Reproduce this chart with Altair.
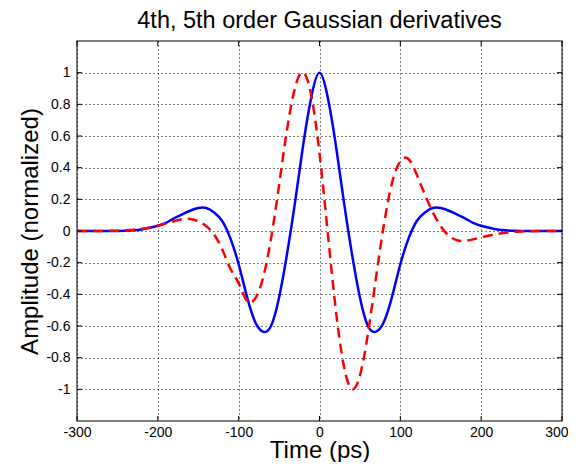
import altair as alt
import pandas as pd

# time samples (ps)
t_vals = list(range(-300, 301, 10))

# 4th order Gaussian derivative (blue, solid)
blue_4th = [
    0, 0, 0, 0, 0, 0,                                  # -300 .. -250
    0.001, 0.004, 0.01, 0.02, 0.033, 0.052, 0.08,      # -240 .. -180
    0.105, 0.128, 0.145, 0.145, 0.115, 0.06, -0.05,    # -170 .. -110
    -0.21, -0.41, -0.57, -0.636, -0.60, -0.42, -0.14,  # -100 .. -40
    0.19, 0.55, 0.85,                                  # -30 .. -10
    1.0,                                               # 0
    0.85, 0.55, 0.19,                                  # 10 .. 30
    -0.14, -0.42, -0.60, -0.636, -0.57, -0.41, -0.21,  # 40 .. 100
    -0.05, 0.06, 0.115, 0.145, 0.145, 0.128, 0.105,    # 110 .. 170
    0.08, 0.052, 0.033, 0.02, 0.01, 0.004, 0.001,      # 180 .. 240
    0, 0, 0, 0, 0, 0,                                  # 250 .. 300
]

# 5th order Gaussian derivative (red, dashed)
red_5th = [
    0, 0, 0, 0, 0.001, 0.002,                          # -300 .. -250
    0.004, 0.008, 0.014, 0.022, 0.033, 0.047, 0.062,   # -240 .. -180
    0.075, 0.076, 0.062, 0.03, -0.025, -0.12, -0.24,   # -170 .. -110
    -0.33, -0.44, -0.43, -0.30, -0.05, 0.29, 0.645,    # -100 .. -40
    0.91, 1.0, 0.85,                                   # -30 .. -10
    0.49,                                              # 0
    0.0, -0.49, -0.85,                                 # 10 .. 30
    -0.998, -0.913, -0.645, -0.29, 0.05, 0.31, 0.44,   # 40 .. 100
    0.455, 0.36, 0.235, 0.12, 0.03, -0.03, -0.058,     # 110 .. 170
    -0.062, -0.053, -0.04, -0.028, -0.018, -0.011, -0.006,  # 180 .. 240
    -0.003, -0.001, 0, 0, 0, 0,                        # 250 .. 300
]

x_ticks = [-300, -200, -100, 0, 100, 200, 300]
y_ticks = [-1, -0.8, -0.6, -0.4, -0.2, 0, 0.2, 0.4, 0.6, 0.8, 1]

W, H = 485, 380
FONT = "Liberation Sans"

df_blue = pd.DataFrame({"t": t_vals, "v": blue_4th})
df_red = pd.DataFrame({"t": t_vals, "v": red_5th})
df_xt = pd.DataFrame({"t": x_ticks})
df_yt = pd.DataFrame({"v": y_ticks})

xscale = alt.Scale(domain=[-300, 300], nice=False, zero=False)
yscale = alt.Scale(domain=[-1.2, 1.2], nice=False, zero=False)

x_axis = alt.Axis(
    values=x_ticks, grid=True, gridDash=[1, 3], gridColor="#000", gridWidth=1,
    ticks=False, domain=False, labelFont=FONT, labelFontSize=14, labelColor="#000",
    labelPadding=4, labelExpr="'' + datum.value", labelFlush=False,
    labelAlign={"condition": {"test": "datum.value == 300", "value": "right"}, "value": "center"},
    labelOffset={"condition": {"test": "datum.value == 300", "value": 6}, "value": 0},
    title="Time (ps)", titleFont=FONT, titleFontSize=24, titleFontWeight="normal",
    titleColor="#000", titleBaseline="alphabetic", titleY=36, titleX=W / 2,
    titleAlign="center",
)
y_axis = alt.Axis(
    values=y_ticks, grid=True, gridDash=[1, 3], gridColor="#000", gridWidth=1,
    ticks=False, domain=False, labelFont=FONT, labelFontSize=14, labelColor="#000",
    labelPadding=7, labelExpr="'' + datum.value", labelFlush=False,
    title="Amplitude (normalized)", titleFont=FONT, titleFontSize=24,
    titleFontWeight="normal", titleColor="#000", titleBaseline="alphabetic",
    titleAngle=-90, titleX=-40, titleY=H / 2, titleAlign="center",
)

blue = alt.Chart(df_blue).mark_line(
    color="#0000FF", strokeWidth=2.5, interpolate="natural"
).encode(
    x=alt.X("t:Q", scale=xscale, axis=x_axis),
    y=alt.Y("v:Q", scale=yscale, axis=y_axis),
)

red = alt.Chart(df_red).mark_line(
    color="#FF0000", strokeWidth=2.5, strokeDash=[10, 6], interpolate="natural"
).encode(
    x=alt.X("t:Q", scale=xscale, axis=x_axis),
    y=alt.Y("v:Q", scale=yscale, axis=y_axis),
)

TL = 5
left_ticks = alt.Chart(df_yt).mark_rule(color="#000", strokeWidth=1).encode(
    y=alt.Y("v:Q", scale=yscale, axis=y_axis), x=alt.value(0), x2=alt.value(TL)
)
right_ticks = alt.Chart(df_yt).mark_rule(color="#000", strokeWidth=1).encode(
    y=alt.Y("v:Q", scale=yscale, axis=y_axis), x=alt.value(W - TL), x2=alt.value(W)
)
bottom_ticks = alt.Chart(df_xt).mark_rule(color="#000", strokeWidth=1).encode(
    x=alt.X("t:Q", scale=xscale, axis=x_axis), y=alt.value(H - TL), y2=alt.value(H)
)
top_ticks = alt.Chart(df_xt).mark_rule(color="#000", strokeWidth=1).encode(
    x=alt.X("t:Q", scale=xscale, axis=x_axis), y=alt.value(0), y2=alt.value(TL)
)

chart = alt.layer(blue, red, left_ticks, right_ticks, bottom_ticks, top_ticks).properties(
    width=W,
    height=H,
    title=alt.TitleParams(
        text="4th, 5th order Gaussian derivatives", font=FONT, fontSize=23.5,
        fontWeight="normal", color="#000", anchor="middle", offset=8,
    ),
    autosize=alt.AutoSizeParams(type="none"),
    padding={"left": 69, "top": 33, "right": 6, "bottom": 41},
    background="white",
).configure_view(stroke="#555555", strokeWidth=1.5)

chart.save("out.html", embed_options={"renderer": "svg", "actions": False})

...

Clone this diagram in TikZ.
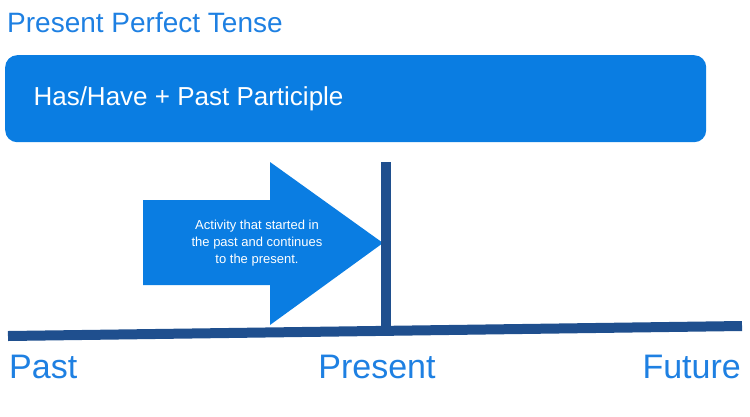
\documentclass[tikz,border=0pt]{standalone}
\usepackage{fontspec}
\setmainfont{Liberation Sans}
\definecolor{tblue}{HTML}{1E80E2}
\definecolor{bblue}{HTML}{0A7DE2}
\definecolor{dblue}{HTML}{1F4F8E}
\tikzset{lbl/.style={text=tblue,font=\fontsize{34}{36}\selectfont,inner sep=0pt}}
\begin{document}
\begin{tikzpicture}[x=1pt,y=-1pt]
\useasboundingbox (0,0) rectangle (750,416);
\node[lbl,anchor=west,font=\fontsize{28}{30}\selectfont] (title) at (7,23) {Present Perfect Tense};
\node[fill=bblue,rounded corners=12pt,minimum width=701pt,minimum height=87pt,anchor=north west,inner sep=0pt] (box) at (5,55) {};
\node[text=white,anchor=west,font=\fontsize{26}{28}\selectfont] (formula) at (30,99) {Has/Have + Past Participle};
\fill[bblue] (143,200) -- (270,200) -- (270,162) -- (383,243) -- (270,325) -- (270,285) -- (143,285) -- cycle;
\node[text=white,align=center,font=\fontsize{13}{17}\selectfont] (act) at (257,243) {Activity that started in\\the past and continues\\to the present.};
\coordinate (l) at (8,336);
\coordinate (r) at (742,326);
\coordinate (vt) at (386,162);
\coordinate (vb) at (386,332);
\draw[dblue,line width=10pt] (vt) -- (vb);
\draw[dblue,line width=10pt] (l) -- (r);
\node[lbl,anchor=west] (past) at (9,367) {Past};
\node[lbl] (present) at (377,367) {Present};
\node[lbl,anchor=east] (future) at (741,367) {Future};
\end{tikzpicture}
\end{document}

Task to carry out - Read the lines above. Gather those in which the string "this" is found.

Final answer -
Reproduce this chart with Altair.
Clone this diagram in TikZ.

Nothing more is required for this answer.